COSENZA In un dipinto del pittore fiammingo Bosch l'”Estrazione della pietra della follia”, un chirurgo è intento a togliere la pietra della pazzia dalla testa di un uomo, convinto che ivi risieda la colpa della sua stupidità. Attorno a essi, un prete e una suora assistono alla scena senza intervenire. L’attore Fabrizio Ferracane con “Orapronobis”, andato in scena ieri al teatro “Morelli”, affronta il tema della follia partendo proprio da «Haiu la petra di la fuddia ‘nta la mirudda», il cervello appunto. Elementi come sofferenza, ma soprattutto pazzia, squilibrio e alienazione di questo spettacolo, scritto e diretto da Rino Marino, hanno permesso a Fabrizio Ferracane di esibirsi in un monologo che è stata creazione di un’interpretazione costante e intensa. Il palco è avvolto da luci soffuse, il sipario è aperto a metà. Una poltrona a sinistra mostra lo schienale al pubblico. Sulla sedia il fantoccio di un prelato, riconoscibile da una mitra, simbolo di dignità ecclesiastica, e campanella sul bracciolo. A destra un’alta croce. Entra in scena sulle voci off di Annamaria La Barbera, Cristina Perrone e Emrelinda Palmeri che recitano come una litania l’ora pro nobis. È tremante, sul viso i segni del dolore e della stanchezza. Indossa abiti più grandi della sua misura, al braccio sinistro e sul petto i segni di un lutto. Ai piedi scarpe alla buona, senza lacci. In mano degli stracci neri che appoggia sulla croce. È in quel momenti che Fabrizio Ferracane inizia a esibirsi in una sorta di “danza della follia” contro un manichino e contro se stesso («Fui vattiatu cu’ l’acqua maliritta», dirà nel delirio).

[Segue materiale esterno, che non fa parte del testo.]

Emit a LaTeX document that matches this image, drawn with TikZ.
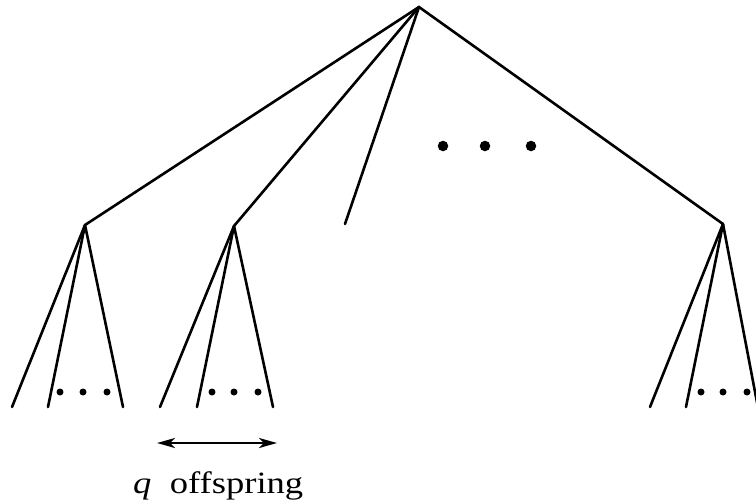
\documentclass[tikz,border=0pt]{standalone}
\usepackage{fontspec}
\setmainfont{Liberation Serif}
\usetikzlibrary{arrows.meta}
\begin{document}
\begin{tikzpicture}[x=1pt,y=-1pt,
  edge/.style={line width=2.6pt,line cap=round},
  sdot/.style={circle,fill=black,inner sep=0pt,minimum size=7pt},
  bdot/.style={circle,fill=black,inner sep=0pt,minimum size=10.5pt},
  >={Stealth[length=18pt,width=10pt,inset=5pt]}]
\useasboundingbox (0,0) rectangle (756,501);
% internal nodes
\coordinate (r) at (419,7);
\coordinate (a) at (85,225);
\coordinate (b) at (234,226);
\coordinate (c) at (345,224);
\coordinate (d) at (723,224);
% leaves
\coordinate (a1) at (12,407);
\coordinate (a2) at (48,407);
\coordinate (a3) at (123,407);
\coordinate (b1) at (160,407);
\coordinate (b2) at (197,407);
\coordinate (b3) at (273,407);
\coordinate (d1) at (650,407);
\coordinate (d2) at (686,407);
\coordinate (d3) at (760,418);
\draw[edge] (a) -- (r) -- (d);
\draw[edge] (r) -- (b);
\draw[edge] (r) -- (c);
\foreach \p in {a,b,d}{
  \draw[edge] (\p) -- (\p1);
  \draw[edge] (\p) -- (\p2);
  \draw[edge] (\p) -- (\p3);
}
% dots
\node[sdot] (ad1) at (60,392) {};
\node[sdot] (ad2) at (83,392) {};
\node[sdot] (ad3) at (107,392) {};
\node[sdot] (bd1) at (212,392) {};
\node[sdot] (bd2) at (234,392) {};
\node[sdot] (bd3) at (258,392) {};
\node[sdot] (dd1) at (701,392) {};
\node[sdot] (dd2) at (723,392) {};
\node[sdot] (dd3) at (747,392) {};
\node[bdot] (t1) at (443,146) {};
\node[bdot] (t2) at (485,146) {};
\node[bdot] (t3) at (531,146) {};
% arrow
\coordinate (arL) at (157,443);
\coordinate (arR) at (277,443);
\draw[line width=2.6pt,<->] (arL) -- (arR);
\node[anchor=base west,inner sep=0pt,font=\fontsize{31}{31}\selectfont,xscale=1.18] (lbl) at (133,493) {\textit{q}\hspace{0.5em}offspring};
\end{tikzpicture}
\end{document}
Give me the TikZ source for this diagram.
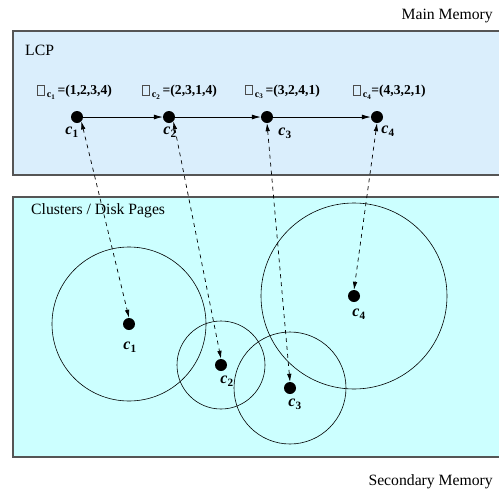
\documentclass[tikz,border=0pt]{standalone}
\usepackage{fontspec}
\setmainfont{Liberation Serif}
\usetikzlibrary{arrows.meta}
\definecolor{mainfill}{HTML}{DAEEFC}
\definecolor{diskfill}{HTML}{CCFFFF}
\definecolor{framegray}{HTML}{555555}
\newcommand{\missbox}{{\setlength{\fboxsep}{0pt}\setlength{\fboxrule}{0.5pt}\color{black!70}\fbox{\rule{0pt}{9pt}\hspace{6.5pt}}}}
\newcommand{\psub}[1]{\raisebox{-3pt}{\fontsize{10}{12}\selectfont\bfseries c\textsubscript{#1}}}
\newcommand{\perm}[2]{\missbox\,\psub{#1}\,\textbf{=(#2)}}
\newcommand{\cname}[1]{\textbf{\textit{c}}\textsubscript{\textbf{#1}}}
\begin{document}
\begin{tikzpicture}[x=1pt, y=-1pt, font=\fontsize{15.7}{18}\selectfont,
	dot/.style={circle, fill=black, inner sep=0pt, minimum size=12pt},
	memory/.style={draw=framegray, line width=1.2pt},
	clabel/.style={inner sep=0pt, font=\fontsize{16}{18}\selectfont},
	plabel/.style={inner sep=0pt, anchor=west, font=\fontsize{13.6}{16}\selectfont},
	link/.style={-{Latex[length=9pt, width=5pt]}, line width=0.8pt},
	ref/.style={{Latex[length=8pt, width=4.5pt]}-{Latex[length=8pt, width=4.5pt]}, line width=0.7pt, dash pattern=on 4pt off 4pt}]

	\useasboundingbox (0,0) rectangle (499,491);

	\filldraw[memory, fill=mainfill] (13,31) rectangle (510,175);
	\filldraw[memory, fill=diskfill] (13,197) rectangle (510,457);

	\node[anchor=east, inner sep=0pt] (mm) at (493,16) {Main Memory};
	\node[anchor=east, inner sep=0pt] (sm) at (493,482) {Secondary Memory};
	\node[anchor=west, inner sep=0pt] (lcp) at (25,50) {LCP};
	\node[anchor=west, inner sep=0pt] (cdp) at (31,211) {Clusters / Disk Pages};

	\node[plabel] (p1) at (37,92) {\perm{1}{1,2,3,4}};
	\node[plabel] (p2) at (142,92) {\perm{2}{2,3,1,4}};
	\node[plabel] (p3) at (245,92) {\perm{3}{3,2,4,1}};
	\node[plabel] (p4) at (353,92) {\missbox\,\psub{4}\textbf{=(4,3,2,1)}};

	\node[dot] (t1) at (77,117) {};
	\node[dot] (t2) at (169,117) {};
	\node[dot] (t3) at (267,117) {};
	\node[dot] (t4) at (377,117) {};

	\node[clabel] (tl1) at (72,132) {\cname{1}};
	\node[clabel] (tl2) at (170,132) {\cname{2}};
	\node[clabel] (tl3) at (285,133) {\cname{3}};
	\node[clabel] (tl4) at (388,131) {\cname{4}};

	\node[dot] (d1) at (129,324) {};
	\node[dot] (d2) at (221,365) {};
	\node[dot] (d3) at (290,388) {};
	\node[dot] (d4) at (354,296) {};

	\node[clabel] (dl1) at (130,347) {\cname{1}};
	\node[clabel] (dl2) at (227,381) {\cname{2}};
	\node[clabel] (dl3) at (295,404) {\cname{3}};
	\node[clabel] (dl4) at (359,314) {\cname{4}};

	\draw[line width=0.6pt] (d1) circle[radius=77pt];
	\draw[line width=0.6pt] (d2) circle[radius=44pt];
	\draw[line width=0.6pt] (d3) circle[radius=56pt];
	\draw[line width=0.6pt] (d4) circle[radius=93pt];

	\draw[link] (t1) -- (t2);
	\draw[link] (t2) -- (t3);
	\draw[link] (t3) -- (t4);

	\draw[ref] (t1.south east) -- (d1.north);
	\draw[ref] (t2.south east) -- (d2.north);
	\draw[ref] (t3.south) -- (d3.north);
	\draw[ref] (t4.south) -- (d4.north);
\end{tikzpicture}
\end{document}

Due “atti” di cui il delirio è protagonista assoluto. Il linguaggio, dialetto siciliano arcaico. Nella prima cornice la rabbia sembra essere diretta nei confronti di un mondo ecclesiastico, di cui il potere troppo spesso si fa detentore di somme verità a scapito della povera gente.«La vostra predica veni d’un pulpitu chi feti di carogna», e continua con «‘Un è sangu di Cristu, ‘ssu vinu, è sangu di diavulu pi’ li vostri panzi, chi v’addivintassi chiummu ‘nta li vuredda e petra lu pani, si fussiru sangu e corpu di ‘ddu Cristu.», per poi passare da un servilismo vestito di sarcasmo «Pirdunassi eccellenza, si ci rascu  li scarpi cu’ sta varva longa, tri jorna di varva, quantu si chianci un mortu», alla commiserazione di sé, pover’uomo emarginato dalla società «Portu  cimici e fetu di taverna. La testa, scacciatimilla  sta testa ch’havi serpi e gramigna pi’ capiddi e scampa’ a la furca pi’ siminari malaria». «Orapronobis, Eccellenza, orapronobis» è il leitmotiv della disperazione di un uomo vittima della sua stessa follia, pronunciato implorante come se volesse trovare la liberazione che gli necessità. La follia, un peso eccessivo da portare sulle spalle, così pesante che l’attore modifica la sua postura fino a stare in scena per quasi tutta la rappresentazione curvo sulle spalle, e in costante disequilibrio. Le campane che “suonano a morto” e il buio sul palco permettono il cambio scena che introduce al secondo “atto”, in cui «la disgrazia che veni un jornu d’agostu senza aspittata» narra della morte del padre, ucciso dagli avvocati e dalla sifilide, e della perdita del fratello maggiore, “scomparso” con la ninnananna di una filastrocca per bambini strozzata in gola.

La drammaturgia e la costruzione scenica hanno richiami cinematografici che moduleranno gli elementi della mise en scene nel loro farsi. Il montaggio tra la prima e la seconda parte svela che solo quest’ultima è la realtà, mentre l’inizio è un flashback del protagonista, un viaggio negli interstizi della propria mente visionaria, folle, disturbata, in una costante dimensione onirico – allucinatoria di un personaggio che non ha nome.